Data:
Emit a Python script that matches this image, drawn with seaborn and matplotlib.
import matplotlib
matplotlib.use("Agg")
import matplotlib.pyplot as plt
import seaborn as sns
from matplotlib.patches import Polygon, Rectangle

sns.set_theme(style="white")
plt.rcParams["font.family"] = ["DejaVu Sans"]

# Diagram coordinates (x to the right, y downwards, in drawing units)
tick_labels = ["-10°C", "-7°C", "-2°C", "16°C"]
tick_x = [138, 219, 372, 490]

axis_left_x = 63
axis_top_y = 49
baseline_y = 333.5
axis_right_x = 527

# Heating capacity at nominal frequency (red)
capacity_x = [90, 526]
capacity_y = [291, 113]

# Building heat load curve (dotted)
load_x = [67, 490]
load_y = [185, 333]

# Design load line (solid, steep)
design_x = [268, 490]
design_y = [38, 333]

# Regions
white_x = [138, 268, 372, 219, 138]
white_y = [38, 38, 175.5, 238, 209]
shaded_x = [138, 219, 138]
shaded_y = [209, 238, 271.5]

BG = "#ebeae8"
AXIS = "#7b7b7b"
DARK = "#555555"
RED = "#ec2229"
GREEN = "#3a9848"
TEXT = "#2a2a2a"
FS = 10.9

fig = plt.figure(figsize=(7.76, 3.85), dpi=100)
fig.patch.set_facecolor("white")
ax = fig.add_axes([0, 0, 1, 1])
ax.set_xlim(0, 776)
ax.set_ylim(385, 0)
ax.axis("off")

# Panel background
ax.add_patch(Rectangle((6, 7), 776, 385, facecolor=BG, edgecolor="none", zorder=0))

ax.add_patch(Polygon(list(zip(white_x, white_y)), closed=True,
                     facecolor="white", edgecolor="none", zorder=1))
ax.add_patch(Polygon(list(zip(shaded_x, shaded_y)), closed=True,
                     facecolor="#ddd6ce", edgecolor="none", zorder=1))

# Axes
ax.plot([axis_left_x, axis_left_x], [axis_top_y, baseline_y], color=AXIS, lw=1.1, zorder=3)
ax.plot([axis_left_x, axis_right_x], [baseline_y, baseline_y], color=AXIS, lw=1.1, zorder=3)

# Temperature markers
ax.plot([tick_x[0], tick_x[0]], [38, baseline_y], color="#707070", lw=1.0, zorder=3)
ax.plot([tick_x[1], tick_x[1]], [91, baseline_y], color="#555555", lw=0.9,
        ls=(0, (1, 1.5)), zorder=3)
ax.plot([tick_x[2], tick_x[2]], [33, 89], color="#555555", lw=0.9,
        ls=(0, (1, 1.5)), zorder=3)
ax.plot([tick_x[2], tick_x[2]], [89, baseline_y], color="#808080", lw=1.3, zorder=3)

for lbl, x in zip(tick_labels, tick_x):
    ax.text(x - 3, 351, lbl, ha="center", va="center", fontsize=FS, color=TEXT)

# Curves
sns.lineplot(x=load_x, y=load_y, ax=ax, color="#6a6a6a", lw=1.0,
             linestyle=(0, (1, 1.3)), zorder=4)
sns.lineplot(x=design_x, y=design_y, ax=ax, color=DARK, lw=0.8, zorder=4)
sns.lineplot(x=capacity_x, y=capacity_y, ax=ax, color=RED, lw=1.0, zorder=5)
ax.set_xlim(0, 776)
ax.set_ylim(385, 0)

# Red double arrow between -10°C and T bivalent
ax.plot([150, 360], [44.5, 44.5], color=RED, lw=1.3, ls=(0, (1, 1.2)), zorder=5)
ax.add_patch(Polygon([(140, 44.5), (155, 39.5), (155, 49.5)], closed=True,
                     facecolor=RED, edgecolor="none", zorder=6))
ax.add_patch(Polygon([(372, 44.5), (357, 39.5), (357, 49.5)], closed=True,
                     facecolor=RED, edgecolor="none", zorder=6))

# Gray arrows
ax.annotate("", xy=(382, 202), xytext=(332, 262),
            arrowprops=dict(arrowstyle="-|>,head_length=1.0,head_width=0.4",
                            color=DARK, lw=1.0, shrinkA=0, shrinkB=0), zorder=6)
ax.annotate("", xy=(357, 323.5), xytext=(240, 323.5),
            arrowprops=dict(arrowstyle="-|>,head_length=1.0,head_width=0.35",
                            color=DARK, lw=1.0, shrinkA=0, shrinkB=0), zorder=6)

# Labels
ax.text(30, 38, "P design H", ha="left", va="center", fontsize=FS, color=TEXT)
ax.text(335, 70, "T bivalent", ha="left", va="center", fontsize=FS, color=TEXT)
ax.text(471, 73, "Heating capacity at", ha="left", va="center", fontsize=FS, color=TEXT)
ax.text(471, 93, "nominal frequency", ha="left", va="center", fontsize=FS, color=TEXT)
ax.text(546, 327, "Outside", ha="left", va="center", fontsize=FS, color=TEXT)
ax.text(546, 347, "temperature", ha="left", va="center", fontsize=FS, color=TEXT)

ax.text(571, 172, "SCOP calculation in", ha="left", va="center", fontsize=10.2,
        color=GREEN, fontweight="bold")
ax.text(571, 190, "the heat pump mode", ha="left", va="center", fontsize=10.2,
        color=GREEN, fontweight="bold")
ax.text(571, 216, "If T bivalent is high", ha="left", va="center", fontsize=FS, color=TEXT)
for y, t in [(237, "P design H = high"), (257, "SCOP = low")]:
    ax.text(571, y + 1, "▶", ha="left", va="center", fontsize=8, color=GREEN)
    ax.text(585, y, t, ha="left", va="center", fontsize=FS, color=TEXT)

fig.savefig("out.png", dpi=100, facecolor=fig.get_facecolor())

* * *

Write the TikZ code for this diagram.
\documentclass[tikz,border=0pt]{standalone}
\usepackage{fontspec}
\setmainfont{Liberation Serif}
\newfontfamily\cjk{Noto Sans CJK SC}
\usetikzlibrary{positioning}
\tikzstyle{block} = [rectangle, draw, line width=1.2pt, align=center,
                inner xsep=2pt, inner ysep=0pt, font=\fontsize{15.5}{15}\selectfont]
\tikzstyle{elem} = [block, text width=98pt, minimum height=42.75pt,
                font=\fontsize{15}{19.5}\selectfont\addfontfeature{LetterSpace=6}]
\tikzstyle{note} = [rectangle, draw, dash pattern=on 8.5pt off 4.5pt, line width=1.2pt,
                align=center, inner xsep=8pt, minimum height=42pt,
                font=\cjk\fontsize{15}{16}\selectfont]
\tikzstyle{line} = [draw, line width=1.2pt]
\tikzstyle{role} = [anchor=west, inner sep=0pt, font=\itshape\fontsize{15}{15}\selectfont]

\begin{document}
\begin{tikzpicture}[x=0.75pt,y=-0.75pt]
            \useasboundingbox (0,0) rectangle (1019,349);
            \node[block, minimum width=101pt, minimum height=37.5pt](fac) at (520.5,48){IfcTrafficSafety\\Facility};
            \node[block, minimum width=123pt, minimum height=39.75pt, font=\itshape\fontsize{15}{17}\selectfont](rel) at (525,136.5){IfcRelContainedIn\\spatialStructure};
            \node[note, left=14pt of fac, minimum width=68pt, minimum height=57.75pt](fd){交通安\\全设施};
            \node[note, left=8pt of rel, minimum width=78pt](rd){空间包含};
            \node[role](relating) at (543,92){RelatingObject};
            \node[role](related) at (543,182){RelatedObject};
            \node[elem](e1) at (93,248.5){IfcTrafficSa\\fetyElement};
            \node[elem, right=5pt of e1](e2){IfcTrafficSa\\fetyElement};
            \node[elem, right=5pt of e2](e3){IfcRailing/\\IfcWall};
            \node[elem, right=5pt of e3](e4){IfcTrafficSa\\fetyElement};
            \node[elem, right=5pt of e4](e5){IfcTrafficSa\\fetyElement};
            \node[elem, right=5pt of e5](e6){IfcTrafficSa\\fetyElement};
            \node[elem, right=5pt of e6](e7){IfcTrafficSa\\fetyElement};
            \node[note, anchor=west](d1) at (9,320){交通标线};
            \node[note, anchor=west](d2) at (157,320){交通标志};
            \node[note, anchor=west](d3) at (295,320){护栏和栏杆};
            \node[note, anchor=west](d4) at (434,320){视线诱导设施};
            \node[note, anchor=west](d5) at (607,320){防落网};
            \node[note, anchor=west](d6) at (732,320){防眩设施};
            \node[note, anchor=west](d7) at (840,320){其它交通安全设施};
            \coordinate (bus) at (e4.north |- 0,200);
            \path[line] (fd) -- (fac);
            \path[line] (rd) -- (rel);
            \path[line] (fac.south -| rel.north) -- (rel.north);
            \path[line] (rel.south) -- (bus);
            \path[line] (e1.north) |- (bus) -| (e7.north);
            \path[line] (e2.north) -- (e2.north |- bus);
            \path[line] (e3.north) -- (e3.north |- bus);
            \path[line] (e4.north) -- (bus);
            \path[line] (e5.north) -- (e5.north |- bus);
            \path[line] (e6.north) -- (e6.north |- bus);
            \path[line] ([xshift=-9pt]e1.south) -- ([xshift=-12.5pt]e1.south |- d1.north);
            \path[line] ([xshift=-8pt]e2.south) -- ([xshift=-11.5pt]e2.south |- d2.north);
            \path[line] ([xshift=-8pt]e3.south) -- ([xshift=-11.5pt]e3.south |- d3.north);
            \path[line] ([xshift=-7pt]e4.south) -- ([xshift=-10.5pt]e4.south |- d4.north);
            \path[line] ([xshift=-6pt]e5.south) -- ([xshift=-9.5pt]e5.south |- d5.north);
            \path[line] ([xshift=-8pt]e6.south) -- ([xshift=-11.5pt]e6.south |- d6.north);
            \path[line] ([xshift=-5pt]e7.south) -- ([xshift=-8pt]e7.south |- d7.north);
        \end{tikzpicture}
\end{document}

Given task: Proceeding from the line containing "Emit a Python" through the line containing "[baseline_y, baseline_y], color=AXIS, lw=1.1, zorder=3)", transcribe the lines above exactly, both end lines included.

Task answer:
Emit a Python script that matches this image, drawn with seaborn and matplotlib.
import matplotlib
matplotlib.use("Agg")
import matplotlib.pyplot as plt
import seaborn as sns
from matplotlib.patches import Polygon, Rectangle

sns.set_theme(style="white")
plt.rcParams["font.family"] = ["DejaVu Sans"]

# Diagram coordinates (x to the right, y downwards, in drawing units)
tick_labels = ["-10°C", "-7°C", "-2°C", "16°C"]
tick_x = [138, 219, 372, 490]

axis_left_x = 63
axis_top_y = 49
baseline_y = 333.5
axis_right_x = 527

# Heating capacity at nominal frequency (red)
capacity_x = [90, 526]
capacity_y = [291, 113]

# Building heat load curve (dotted)
load_x = [67, 490]
load_y = [185, 333]

# Design load line (solid, steep)
design_x = [268, 490]
design_y = [38, 333]

# Regions
white_x = [138, 268, 372, 219, 138]
white_y = [38, 38, 175.5, 238, 209]
shaded_x = [138, 219, 138]
shaded_y = [209, 238, 271.5]

BG = "#ebeae8"
AXIS = "#7b7b7b"
DARK = "#555555"
RED = "#ec2229"
GREEN = "#3a9848"
TEXT = "#2a2a2a"
FS = 10.9

fig = plt.figure(figsize=(7.76, 3.85), dpi=100)
fig.patch.set_facecolor("white")
ax = fig.add_axes([0, 0, 1, 1])
ax.set_xlim(0, 776)
ax.set_ylim(385, 0)
ax.axis("off")

# Panel background
ax.add_patch(Rectangle((6, 7), 776, 385, facecolor=BG, edgecolor="none", zorder=0))

ax.add_patch(Polygon(list(zip(white_x, white_y)), closed=True,
                     facecolor="white", edgecolor="none", zorder=1))
ax.add_patch(Polygon(list(zip(shaded_x, shaded_y)), closed=True,
                     facecolor="#ddd6ce", edgecolor="none", zorder=1))

# Axes
ax.plot([axis_left_x, axis_left_x], [axis_top_y, baseline_y], color=AXIS, lw=1.1, zorder=3)
ax.plot([axis_left_x, axis_right_x], [baseline_y, baseline_y], color=AXIS, lw=1.1, zorder=3)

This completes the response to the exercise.